**Records excerpted from a collection**

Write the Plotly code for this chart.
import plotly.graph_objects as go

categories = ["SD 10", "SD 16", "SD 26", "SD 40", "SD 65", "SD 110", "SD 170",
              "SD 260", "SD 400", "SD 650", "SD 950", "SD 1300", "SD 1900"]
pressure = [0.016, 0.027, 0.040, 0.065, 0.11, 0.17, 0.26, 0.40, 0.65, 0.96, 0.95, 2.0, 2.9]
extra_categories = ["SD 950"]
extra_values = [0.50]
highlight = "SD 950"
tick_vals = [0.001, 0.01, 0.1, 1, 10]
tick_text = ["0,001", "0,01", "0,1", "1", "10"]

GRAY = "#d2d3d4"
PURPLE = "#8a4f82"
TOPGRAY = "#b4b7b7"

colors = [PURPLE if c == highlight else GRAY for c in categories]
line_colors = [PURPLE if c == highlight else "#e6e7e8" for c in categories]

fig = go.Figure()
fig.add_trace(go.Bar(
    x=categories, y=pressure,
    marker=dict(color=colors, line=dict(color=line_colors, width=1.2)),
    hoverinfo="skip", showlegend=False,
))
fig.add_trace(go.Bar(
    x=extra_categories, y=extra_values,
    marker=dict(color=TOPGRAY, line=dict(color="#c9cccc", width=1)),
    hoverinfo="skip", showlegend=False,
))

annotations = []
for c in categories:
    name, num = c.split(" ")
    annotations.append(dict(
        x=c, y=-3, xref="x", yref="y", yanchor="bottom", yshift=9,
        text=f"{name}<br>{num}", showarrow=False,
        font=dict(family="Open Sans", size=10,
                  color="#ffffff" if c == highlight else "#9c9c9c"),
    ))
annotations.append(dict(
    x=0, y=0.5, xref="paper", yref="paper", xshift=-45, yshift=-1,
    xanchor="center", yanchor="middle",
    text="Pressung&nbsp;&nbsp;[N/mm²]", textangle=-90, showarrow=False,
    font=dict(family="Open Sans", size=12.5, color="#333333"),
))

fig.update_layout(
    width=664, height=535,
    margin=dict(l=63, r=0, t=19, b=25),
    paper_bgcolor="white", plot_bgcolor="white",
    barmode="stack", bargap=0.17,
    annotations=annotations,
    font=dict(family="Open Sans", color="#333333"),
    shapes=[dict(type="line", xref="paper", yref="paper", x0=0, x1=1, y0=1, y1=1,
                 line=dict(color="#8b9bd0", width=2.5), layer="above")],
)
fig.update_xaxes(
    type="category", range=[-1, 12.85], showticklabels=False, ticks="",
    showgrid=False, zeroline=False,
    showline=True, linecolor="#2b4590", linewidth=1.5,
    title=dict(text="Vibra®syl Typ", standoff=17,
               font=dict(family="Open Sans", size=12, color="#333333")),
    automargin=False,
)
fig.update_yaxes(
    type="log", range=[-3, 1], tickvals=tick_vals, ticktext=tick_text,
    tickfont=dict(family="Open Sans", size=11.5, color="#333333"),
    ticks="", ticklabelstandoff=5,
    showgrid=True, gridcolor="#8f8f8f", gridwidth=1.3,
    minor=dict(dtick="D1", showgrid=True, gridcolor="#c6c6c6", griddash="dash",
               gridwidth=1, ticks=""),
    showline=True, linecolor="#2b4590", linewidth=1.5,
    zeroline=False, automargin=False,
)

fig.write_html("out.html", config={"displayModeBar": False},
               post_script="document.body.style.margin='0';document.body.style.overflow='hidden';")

---

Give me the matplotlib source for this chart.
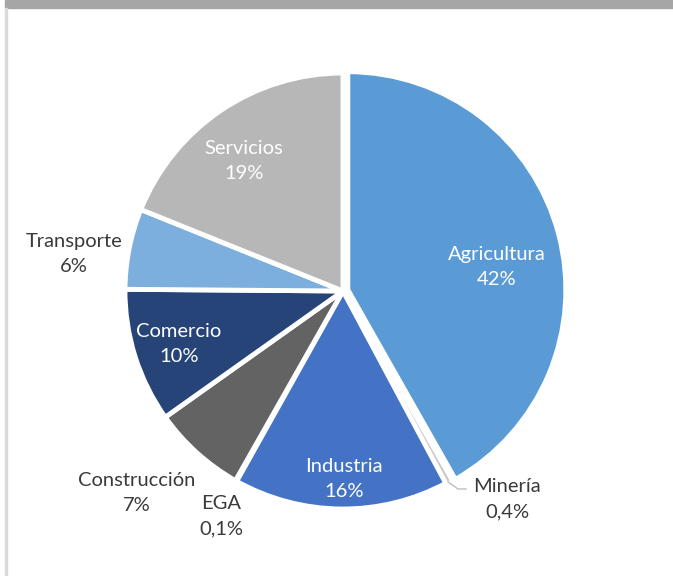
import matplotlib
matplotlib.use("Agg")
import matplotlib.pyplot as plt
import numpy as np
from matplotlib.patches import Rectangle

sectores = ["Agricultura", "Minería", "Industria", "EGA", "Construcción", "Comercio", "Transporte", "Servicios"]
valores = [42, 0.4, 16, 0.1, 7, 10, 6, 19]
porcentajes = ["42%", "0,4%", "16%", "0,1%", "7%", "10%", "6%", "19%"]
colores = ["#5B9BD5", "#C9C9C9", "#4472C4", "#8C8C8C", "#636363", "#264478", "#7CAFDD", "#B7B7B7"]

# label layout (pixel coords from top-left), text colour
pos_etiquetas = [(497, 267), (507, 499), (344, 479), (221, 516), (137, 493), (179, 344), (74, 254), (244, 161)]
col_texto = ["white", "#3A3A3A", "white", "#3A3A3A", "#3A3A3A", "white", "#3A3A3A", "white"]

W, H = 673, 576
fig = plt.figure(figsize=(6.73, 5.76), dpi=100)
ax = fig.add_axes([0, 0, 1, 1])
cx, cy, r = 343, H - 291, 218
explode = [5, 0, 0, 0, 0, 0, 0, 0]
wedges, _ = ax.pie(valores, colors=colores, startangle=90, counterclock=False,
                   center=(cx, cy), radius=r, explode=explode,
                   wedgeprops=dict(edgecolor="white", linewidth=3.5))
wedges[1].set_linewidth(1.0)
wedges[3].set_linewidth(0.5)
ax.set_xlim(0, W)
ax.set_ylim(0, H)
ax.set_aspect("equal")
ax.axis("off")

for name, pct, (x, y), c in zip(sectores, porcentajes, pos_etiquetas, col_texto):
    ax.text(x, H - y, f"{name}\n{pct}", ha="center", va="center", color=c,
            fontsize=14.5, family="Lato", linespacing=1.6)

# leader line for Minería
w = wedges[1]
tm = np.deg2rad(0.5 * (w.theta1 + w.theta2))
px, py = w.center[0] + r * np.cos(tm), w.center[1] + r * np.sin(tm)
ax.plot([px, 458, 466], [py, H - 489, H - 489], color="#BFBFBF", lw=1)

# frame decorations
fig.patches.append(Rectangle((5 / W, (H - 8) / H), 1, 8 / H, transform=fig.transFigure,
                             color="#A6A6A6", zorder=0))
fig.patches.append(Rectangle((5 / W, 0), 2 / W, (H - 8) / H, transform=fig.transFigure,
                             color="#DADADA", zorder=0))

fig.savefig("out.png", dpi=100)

==

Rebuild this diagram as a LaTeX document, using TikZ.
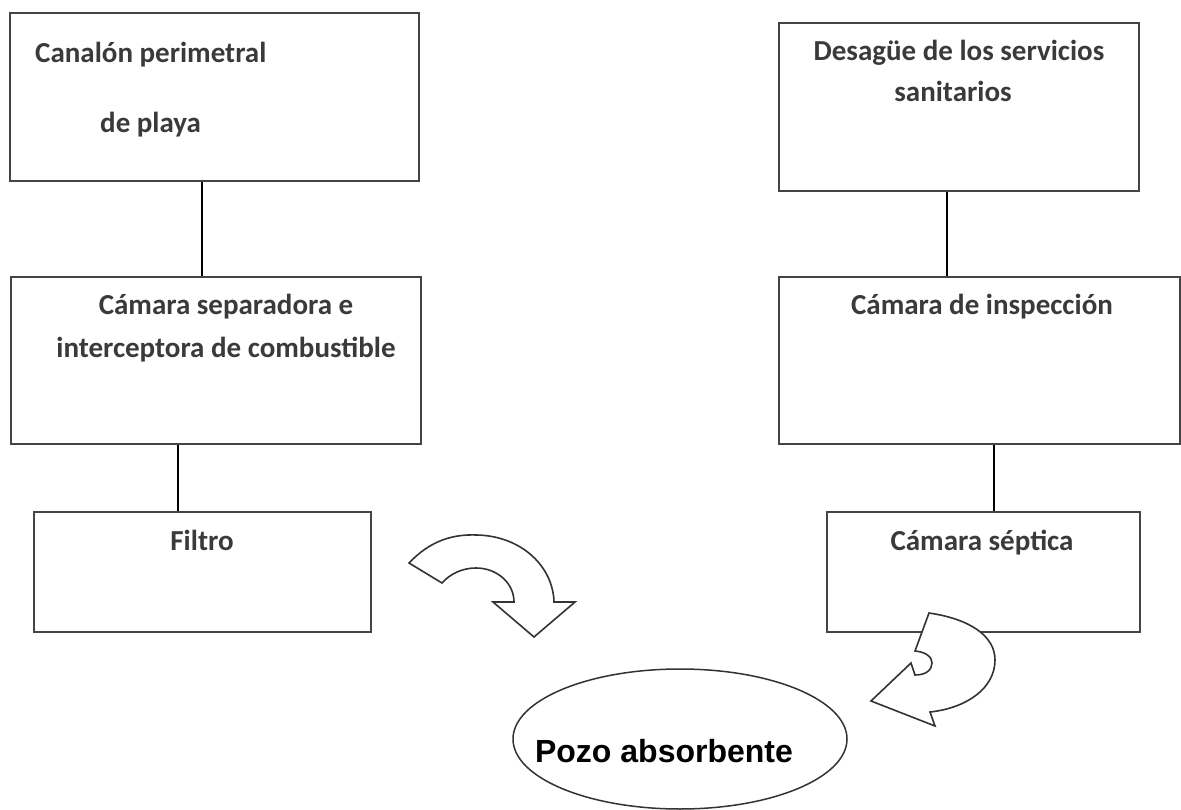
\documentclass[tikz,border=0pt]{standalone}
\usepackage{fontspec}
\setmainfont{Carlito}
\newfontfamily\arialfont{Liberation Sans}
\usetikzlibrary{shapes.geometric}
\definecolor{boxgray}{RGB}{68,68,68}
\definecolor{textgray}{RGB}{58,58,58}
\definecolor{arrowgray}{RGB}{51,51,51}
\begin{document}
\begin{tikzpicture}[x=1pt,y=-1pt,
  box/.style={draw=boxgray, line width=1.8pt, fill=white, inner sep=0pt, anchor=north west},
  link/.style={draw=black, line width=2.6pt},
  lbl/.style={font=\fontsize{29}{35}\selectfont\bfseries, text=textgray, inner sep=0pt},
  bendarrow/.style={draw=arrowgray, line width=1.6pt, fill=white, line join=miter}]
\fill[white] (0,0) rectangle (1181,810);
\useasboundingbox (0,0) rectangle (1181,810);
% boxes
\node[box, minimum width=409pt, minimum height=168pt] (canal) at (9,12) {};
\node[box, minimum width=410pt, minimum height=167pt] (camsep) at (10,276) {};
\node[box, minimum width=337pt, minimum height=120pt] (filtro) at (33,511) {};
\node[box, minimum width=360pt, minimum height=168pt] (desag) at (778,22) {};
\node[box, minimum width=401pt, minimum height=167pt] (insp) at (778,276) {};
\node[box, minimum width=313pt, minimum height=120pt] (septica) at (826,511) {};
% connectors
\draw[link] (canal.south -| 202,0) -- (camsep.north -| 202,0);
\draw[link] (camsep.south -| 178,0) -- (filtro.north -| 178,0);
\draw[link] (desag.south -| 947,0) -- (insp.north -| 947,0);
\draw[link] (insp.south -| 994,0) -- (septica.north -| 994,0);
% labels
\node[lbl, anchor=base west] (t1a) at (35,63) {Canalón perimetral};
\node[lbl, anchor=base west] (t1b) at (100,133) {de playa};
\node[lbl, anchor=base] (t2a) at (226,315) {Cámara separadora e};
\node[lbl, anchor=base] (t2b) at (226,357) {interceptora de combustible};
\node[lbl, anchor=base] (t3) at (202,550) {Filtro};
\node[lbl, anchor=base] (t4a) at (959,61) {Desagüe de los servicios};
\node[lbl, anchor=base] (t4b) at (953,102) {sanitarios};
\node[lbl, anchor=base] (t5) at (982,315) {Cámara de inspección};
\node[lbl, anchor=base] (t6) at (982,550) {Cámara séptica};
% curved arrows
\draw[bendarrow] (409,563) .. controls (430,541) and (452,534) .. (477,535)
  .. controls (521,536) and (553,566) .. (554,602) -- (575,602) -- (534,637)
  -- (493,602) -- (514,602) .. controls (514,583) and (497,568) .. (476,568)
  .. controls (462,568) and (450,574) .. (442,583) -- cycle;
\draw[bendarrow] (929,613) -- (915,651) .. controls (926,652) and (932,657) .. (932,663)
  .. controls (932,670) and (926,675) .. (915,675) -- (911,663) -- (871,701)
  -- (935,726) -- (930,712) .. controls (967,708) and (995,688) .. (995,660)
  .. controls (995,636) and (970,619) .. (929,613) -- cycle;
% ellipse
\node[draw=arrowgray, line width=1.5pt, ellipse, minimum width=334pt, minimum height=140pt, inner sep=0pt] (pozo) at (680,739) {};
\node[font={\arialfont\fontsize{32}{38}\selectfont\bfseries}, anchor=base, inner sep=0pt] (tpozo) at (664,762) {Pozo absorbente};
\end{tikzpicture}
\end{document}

**Task**
Above are the records; print exactly the lines from the line with "Write the Plotly code for this chart." to the line with "import plotly.graph_objects as go", including both, and nothing else.

**Task solution**
Write the Plotly code for this chart.
import plotly.graph_objects as go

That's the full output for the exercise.